# Microsoft Office Application Help - Excel Help forum > Non English Excel >  >  Problème pour executer un .bat

## marcom

Bonjour,

Je ne suis pas informaticien à la base, mais je dois réaliser quelquechose pour mon boulot.

Voilà, on me demande de réaliser une macro excel, qui pourrait créer un fichier .bat, l'exécuter, puis importer les données dans excel.

Je n'ai pas eu de problème pour faire les étapes d'écriture et de lecture, mais je n'arrive pas à executer mon .bat correctement.

Je veux qu'il réaliser l'action suivante :
@awk -f awkprint2.awk data.txt > output.txt
Mais rien ne se passe.

Le problème ne vient pas du awk : en effet, quand je lance mon fichier .bat depuis le "command prompt" directement, il marche très bien. Il n'y a que depuis la macro que ça ne fait rien.

Le plus étrange est que si je rajoute dans mon .bat la commande toute simple de lancer le notepad notepad.exe, il le lance sans problème, ce qui prouve bien qu'il va lire ce .bat et l'execute à priori correctement, mais pas pour la ligne de commande qui m'interesse personnellement. J'ai essaye aussi de faire une action de copier un fichier par exemple : elle ne marche pas non plus quand j'execute le .bat depuis la macro.

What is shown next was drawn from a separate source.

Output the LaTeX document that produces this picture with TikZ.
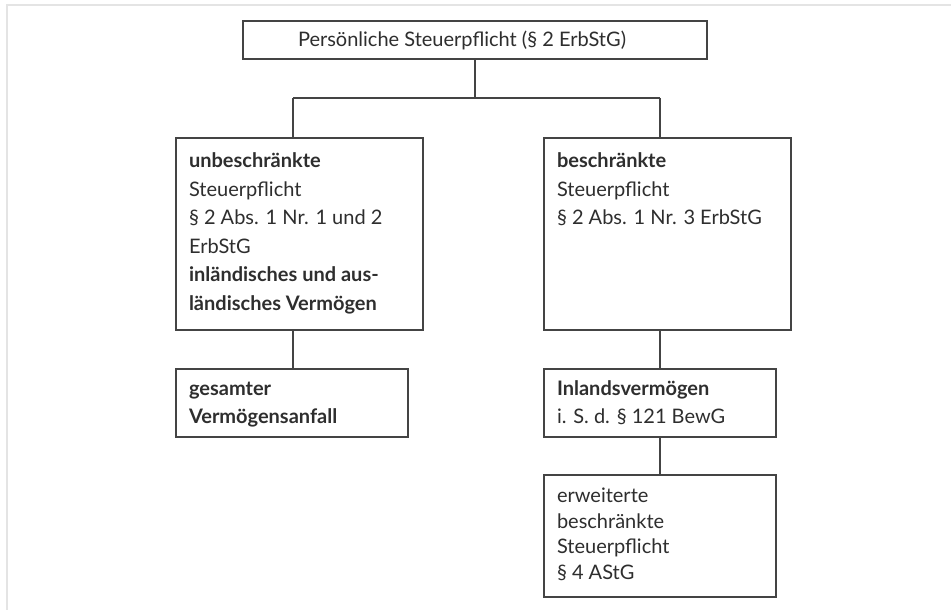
\documentclass[tikz,border=0pt]{standalone}
\usepackage{fontspec}
\setmainfont{Lato}
\definecolor{linec}{HTML}{444444}
\definecolor{txtc}{HTML}{2E2E2E}
\definecolor{framec}{HTML}{E4E4E4}
\begin{document}
\begin{tikzpicture}[x=1pt,y=-1pt,
  boxst/.style={draw=linec, line width=1.2pt, rectangle, inner sep=0pt, outer sep=0pt, anchor=north west},
  txt/.style={text=txtc, inner sep=0pt, outer sep=0pt, anchor=base west, align=left,
    font=\fontsize{20}{28.5}\selectfont},
  txtE/.style={txt, font=\fontsize{20}{25.6}\selectfont},
  conn/.style={draw=linec, line width=1.2pt}]
\useasboundingbox (0,0) rectangle (951,610);
\fill[white] (0,0) rectangle (951,610);
\draw[framec, line width=2.5pt] (7,610) -- (7,5) -- (951,5);
% boxes
\node[boxst, minimum width=464pt, minimum height=38pt] (top) at (243,21) {};
\node[boxst, minimum width=247pt, minimum height=192pt] (A) at (176,138) {};
\node[boxst, minimum width=247pt, minimum height=192pt] (B) at (544,138) {};
\node[boxst, minimum width=232pt, minimum height=68pt] (C) at (176,369) {};
\node[boxst, minimum width=232pt, minimum height=68pt] (D) at (544,369) {};
\node[boxst, minimum width=232pt, minimum height=122pt] (E) at (544,475) {};
% texts (anchor = baseline of the last line)
\node[txt] (tTop) at (298,46.5) {Persönliche Steuerpflicht (§ 2 ErbStG)};
\node[txt] (tA) at (189,310) {\textbf{unbeschränkte}\\Steuerpflicht\\§ 2 Abs. 1 Nr. 1 und 2\\ErbStG\\\textbf{inländisches und aus-}\\\textbf{ländisches Vermögen}};
\node[txt] (tB) at (557,224.5) {\textbf{beschränkte}\\Steuerpflicht\\§ 2 Abs. 1 Nr. 3 ErbStG};
\node[txt] (tC) at (189,423.5) {\textbf{gesamter}\\\textbf{Vermögensanfall}};
\node[txt] (tD) at (557,423.5) {\textbf{Inlandsvermögen}\\i. S. d. § 121 BewG};
\node[txtE] (tE) at (557,579.5) {erweiterte\\beschränkte\\Steuerpflicht\\§ 4 AStG};
% connectors
\coordinate (jL) at (293,98);
\coordinate (jR) at (660,98);
\coordinate (jM) at (top.south |- jL);
\draw[conn] (top.south) -- (jM);
\draw[conn] (jL) -- (jR);
\draw[conn] (jL) -- (jL |- A.north);
\draw[conn] (jR) -- (jR |- B.north);
\draw[conn] (jL |- A.south) -- (jL |- C.north);
\draw[conn] (jR |- B.south) -- (jR |- D.north);
\draw[conn] (jR |- D.south) -- (jR |- E.north);
\end{tikzpicture}
\end{document}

Si vous aviez une idée de où pourrait venir le problème, je vous en serai très reconnaissant !!

----------


## marcom

Je viens de trouver en faisant l'option "vbMaximizedFocus" dans la commande Shell depuis la macro. Les erreurs se sont affichées dans le "Command Prompt". Le awk cherchait le fichier mais aps dans le bon dossier.

----------


## arthurbr

Salut Marcom,
merci d'avoir partagé la solution

Bàt

----------